O corpo morto brutalizado no meio da rua. Marcas da fúria cravavam o veredicto da multidão enfurecida. A cena, espalhada pelo insaciável apetite das redes sociais, exibia o espetáculo de um linchamento: um homem acusado de violar sexualmente e assassinar uma criança de dois anos, subjugado pelo ritual feroz da vingança. O linchamento é um fenômeno impactante. Ele sacia em nós o desejo de purificar e corrigir. Sempre me interessei por esse tipo de manifestação popular. Ele revela algo da natureza social humana.
O crime que originou essa fúria coletiva era o próprio horror. A imagem da infância profanada, esmagada pela brutalidade de um predador, acorda o instinto mais primitivo de reparação social. O linchamento não é um ato de violência descontrolada da multidão. É uma tentativa de extirpar o mal, de purificar a comunidade pela destruição do elemento corrompido. A vítima de tudo isso ainda é uma criança. Pior ainda, portanto, o linchamento expõe a ausência de confiança nas instituições de justiça. Não porque as instituições brasileiras não funcionam adequadamente (o ministro Barroso não é parâmetro para o caso). A multidão assumiu o papel de carrasco e sacerdote. O processo legal tem um limite.
O sociólogo José de Souza Martins, em seu estudo sobre os linchamentos no Brasil, nos lembra que o linchamento não é um fenômeno novo. É, ao contrário, um resquício dos tempos primitivos, quando a justiça era exercida na praça pública e não nos tribunais togados. Na verdade, linchamento não pode ser reduzido à expressão de “justiça popular”. Ele é menos um ato de correção e mais um ritual de expiação. O corpo do linchado não pertence mais a si mesmo. Ele é o bode expiatório de uma sociedade incapaz de confiar na própria lei, já que o horror do crime não cabe nos limites da lei. As instituições não bastam. O tribunal e todo aparado gramatical do juridiquês não satisfazem o que a população evoca.
O linchamento expõe a ausência de confiança nas instituições de justiça
Nesse sentido, a violência coletiva, antes de ser um meio de punição, é o ato soberano da reafirmação do poder popular. Não é mundano – pensa o justiceiro.
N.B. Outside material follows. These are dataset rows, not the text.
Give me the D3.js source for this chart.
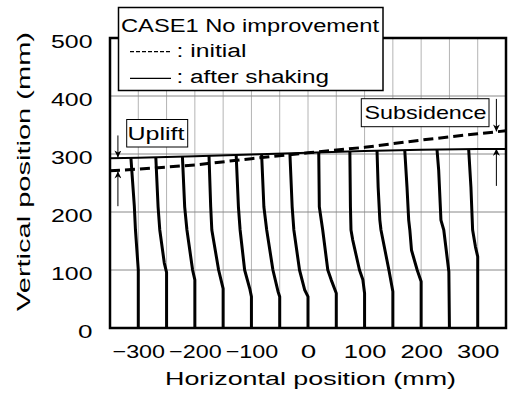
<!DOCTYPE html>
<html>
<head>
<meta charset="utf-8">
<script src="https://cdn.jsdelivr.net/npm/d3@7"></script>
<style>
  body{margin:0;background:#fff;}
  svg text{font-family:"Liberation Sans",Arial,sans-serif;fill:#000;}
</style>
</head>
<body>
<div id="chart"></div>
<script>
// tick labels and grid positions (mm)
var x_ticks=[-300,-200,-100,0,100,200,300]
var y_ticks=[0,100,200,300,400,500]
var grid_x=[-300,-250,-200,-150,-100,-50,0,50,100,150,200,250,300]
var grid_y=[100,200,300,400]

// ground surface, initial and after shaking
var surf_x=[-350,-300,-200,-100,0,100,200,300,350]
var surf_initial=[271,274,281,292,302,311.5,324,335,340]
var surf_after=[292.6,293.5,296,299,302,305,307.5,308.5,308.6]

// deformed marker columns [x, y]
var col_m300=[[-300,0],[-300,100],[-305,169],[-307,210],[-313,293]]
var col_m250=[[-250,0],[-250,96],[-254,112],[-262,169],[-265,209],[-269,294]]
var col_m200=[[-200,0],[-200,83],[-204,100],[-214,169],[-218,209],[-222,296]]
var col_m150=[[-150,0],[-150,68],[-158,100],[-170,169],[-172,209],[-175,297]]
var col_m100=[[-100,0],[-100,54],[-103,68],[-112,100],[-120,169],[-123,209],[-127,299]]
var col_m50=[[-50,0],[-50,54],[-53,63],[-62,100],[-73,169],[-78,209],[-82,300]]
var col_0=[[0,0],[0,54],[-6,66],[-15,100],[-25,169],[-28,209],[-32,301]]
var col_50=[[50,0],[50,60],[41,83],[35,100],[26,169],[20,209],[19,302.5]]
var col_100=[[100,0],[100,60],[97,83],[91,100],[79,152],[76,169],[75,209],[74,304]]
var col_150=[[150,0],[150,63],[143,100],[129,169],[127,186],[124,243],[122,306]]
var col_200=[[200,0],[200,80],[193,100],[183,134],[180,169],[178,186],[175,243],[171,307]]
var col_250=[[250,0],[249,97],[240,169],[235,186],[231,272],[228,308]]
var col_300=[[300,0],[300,123],[296,140],[291,169],[288,243],[284,308.5]]
var columns=[col_m300,col_m250,col_m200,col_m150,col_m100,col_m50,col_0,col_50,col_100,col_150,col_200,col_250,col_300]

var W=508, H=396

var svg=d3.select("#chart").append("svg")
    .attr("width",W).attr("height",H)

var x=d3.scaleLinear().domain([-350,350]).range([110,506])
var y=d3.scaleLinear().domain([0,500]).range([328,38])

// stretch text to the widths seen in the picture
function fit(sel,w){
    sel.attr("textLength",w).attr("lengthAdjust","spacingAndGlyphs")
}
function label_w(v){
    var s=String(v)
    return s.replace("-","").length*13.5+(v<0?10:0)
}

// grid
svg.append("g").selectAll("line")
    .data(grid_x).join("line")
    .attr("x1",d=>x(d)).attr("x2",d=>x(d))
    .attr("y1",y(0)).attr("y2",y(500))
    .attr("stroke","#b4b4b4").attr("stroke-width",1)
svg.append("g").selectAll("line")
    .data(grid_y).join("line")
    .attr("x1",x(-350)).attr("x2",x(350))
    .attr("y1",d=>y(d)).attr("y2",d=>y(d))
    .attr("stroke","#888").attr("stroke-width",1)

// columns
var line=d3.line().x(d=>x(d[0])).y(d=>y(d[1]))
svg.append("g").selectAll("path")
    .data(columns).join("path")
    .attr("d",line)
    .attr("fill","none").attr("stroke","#000")
    .attr("stroke-width",3).attr("stroke-linejoin","round")

// surfaces
var surf_line=d3.line().x((d,i)=>x(surf_x[i])).y(d=>y(d))
svg.append("path").datum(surf_after)
    .attr("d",surf_line)
    .attr("fill","none").attr("stroke","#000").attr("stroke-width",2)
svg.append("path").datum(surf_initial)
    .attr("d",surf_line)
    .attr("fill","none").attr("stroke","#000").attr("stroke-width",3)
    .attr("stroke-dasharray","10,5")

// frame
svg.append("rect")
    .attr("x",x(-350)).attr("y",y(500))
    .attr("width",x(350)-x(-350)).attr("height",y(0)-y(500))
    .attr("fill","none").attr("stroke","#000").attr("stroke-width",2.5)

// axes (labels only)
var ax=svg.append("g")
    .attr("transform","translate(0,"+y(0)+")")
    .call(d3.axisBottom(x).tickValues(x_ticks).tickSize(0).tickPadding(0))
ax.select(".domain").remove()
ax.selectAll("text")
    .attr("y",30).attr("dy",0)
    .style("font-size","19px").style("font-family",null)
    .each(function(d){fit(d3.select(this),label_w(d)+2)})

var ay=svg.append("g")
    .attr("transform","translate(92.5,0)")
    .call(d3.axisLeft(y).tickValues(y_ticks).tickSize(0).tickPadding(0))
ay.select(".domain").remove()
ay.selectAll("text")
    .attr("x",0).attr("dy",9)
    .style("font-size","19px").style("font-family",null)
    .each(function(d){fit(d3.select(this),label_w(d)+1)})

// axis titles
svg.append("text")
    .attr("x",310.5).attr("y",385)
    .attr("text-anchor","middle")
    .style("font-size","19px")
    .text("Horizontal position (mm)")
    .call(fit,291)
svg.append("text")
    .attr("transform","translate(30,171.5) rotate(-90)")
    .attr("text-anchor","middle")
    .style("font-size","19px")
    .text("Vertical position (mm)")
    .call(fit,279)

// legend
var lg=svg.append("g")
lg.append("rect")
    .attr("x",118.5).attr("y",7.5).attr("width",264.5).attr("height",83)
    .attr("fill","#fff").attr("stroke","#000").attr("stroke-width",1.5)
lg.append("text").attr("x",121).attr("y",31.7)
    .style("font-size","18px").text("CASE1 No improvement").call(fit,258)
lg.append("line")
    .attr("x1",130).attr("x2",171).attr("y1",51.7).attr("y2",51.7)
    .attr("stroke","#000").attr("stroke-width",1.3).attr("stroke-dasharray","4,2")
lg.append("text").attr("x",176.5).attr("y",57.3)
    .style("font-size","18px").text(": initial").call(fit,70)
lg.append("line")
    .attr("x1",130).attr("x2",171).attr("y1",78.3).attr("y2",78.3)
    .attr("stroke","#000").attr("stroke-width",1.3)
lg.append("text").attr("x",176.5).attr("y",83.3)
    .style("font-size","18px").text(": after shaking").call(fit,152.5)

// annotation boxes
svg.append("rect")
    .attr("x",126.7).attr("y",119.5).attr("width",61).attr("height",27.5)
    .attr("fill","#fff").attr("stroke","#000").attr("stroke-width",1)
svg.append("text").attr("x",127.5).attr("y",140)
    .style("font-size","19px").text("Uplift").call(fit,57)
svg.append("rect")
    .attr("x",361.3).attr("y",98.7).attr("width",127.7).attr("height",28)
    .attr("fill","#fff").attr("stroke","#000").attr("stroke-width",1)
svg.append("text").attr("x",364.5).attr("y",119.3)
    .style("font-size","19px").text("Subsidence").call(fit,122)

// arrows
svg.append("defs").append("marker")
    .attr("id","arr").attr("markerUnits","userSpaceOnUse")
    .attr("viewBox","0 0 10 10").attr("refX",10).attr("refY",5)
    .attr("markerWidth",10).attr("markerHeight",7).attr("orient","auto")
  .append("path").attr("d","M0,0L10,5L0,10L3,5Z").attr("fill","#000")

var arrows=[
    [-336,y(332),-336,y(294)],
    [-336,y(210),-336,y(270)],
    [333,y(395),333,y(339)],
    [333,y(245),333,y(309)]
]
svg.append("g").selectAll("line")
    .data(arrows).join("line")
    .attr("x1",d=>x(d[0])).attr("y1",d=>d[1])
    .attr("x2",d=>x(d[2])).attr("y2",d=>d[3])
    .attr("stroke","#000").attr("stroke-width",1)
    .attr("marker-end","url(#arr)")
</script>
</body>
</html>
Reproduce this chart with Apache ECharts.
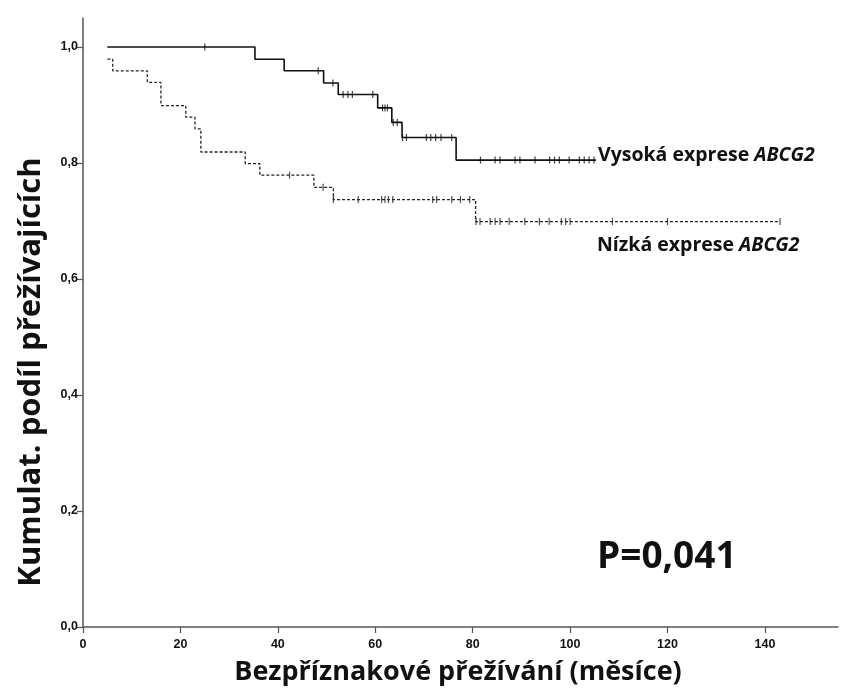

A cada soco e chute, a multidão se reconhece como força legítima de algo muito maior, pois deve substituir as frágeis engrenagens da burocracia estatal por um veredicto instantâneo e absoluto.
As imagens desses rituais, hoje espalhadas como troféus em redes sociais, denunciam o fracasso do Estado e, além disso, reafirmam um desejo mais primitivo do ser humano. O linchamento, afinal, é a tentativa de restaurar mais do que a justiça perdida. Ele revela a falência irreversível da civilização doente, do apodrecimento da humanidade. Linchamentos revelam a fome insaciável por uma vingança que se multiplica, se reinventa e se perpetua.
O episódio do linchamento também gera um dilema a respeito do processo legal, da possibilidade de um acusado se defender. Sei que é difícil falar em defesa no caso do homem que estuprou e matou uma criança de dois anos. Qual especialista em direito ousaria dar um veredito justo? Aqui, talvez, hesito em dúvidas. Pena de morte? Sou covarde demais para bater o martelo.
Há algo de profundamente trágico nessa disposição humana para a justiça improvisada. O linchamento não nasce da verdade. Nasce do medo da presença do mal do mundo. Quem assiste às imagens do homem espancado até a morte pode sentir, por um instante, uma certa satisfação enraizada em nossa natureza. O problema é que essa fúria não sacia. Um linchamento sempre pede outro e outro e outro. O ciclo é interminável. O sangue derramado nunca é suficiente para apaziguar a histeria coletiva e, a cada novo caso de violência, a justificativa parece mais inevitável. Porém, aquele caso específico teve um desfecho. O que ele significa?
Se bem sincero, ou seja, separando minha razão do meu desejo, penso o seguinte: Permitir que a violência popular substitua a lei é a rendição completa ao caos. Se a lei falha, é preciso reconstruí-la, não a substituir pela selvageria. A barbárie não corrige injustiças; apenas as multiplica. O desejo de vingança pode parecer justificável, porém sua execução destrói os próprios alicerces de uma sociedade minimamente organizada.
No fim, restam apenas os estilhaços: um cadáver estendido no asfalto, uma comunidade embriagada por seu próprio desespero e um sistema de justiça cada vez mais doente. Os linchadores voltam para casa convencidos de sua nobreza. A linha que separa o verdugo da vítima é tênue. A pergunta que fica é sempre a mesma: quando a multidão descobrirá que seu apetite nunca poderá ser saciado? O linchamento é a confissão de um fracasso coletivo. Ele não redime. Lembra-nos do que sempre fomos: lobos à espera do próximo sacrifício. Um vagar em círculos dentro da nossa própria sombra.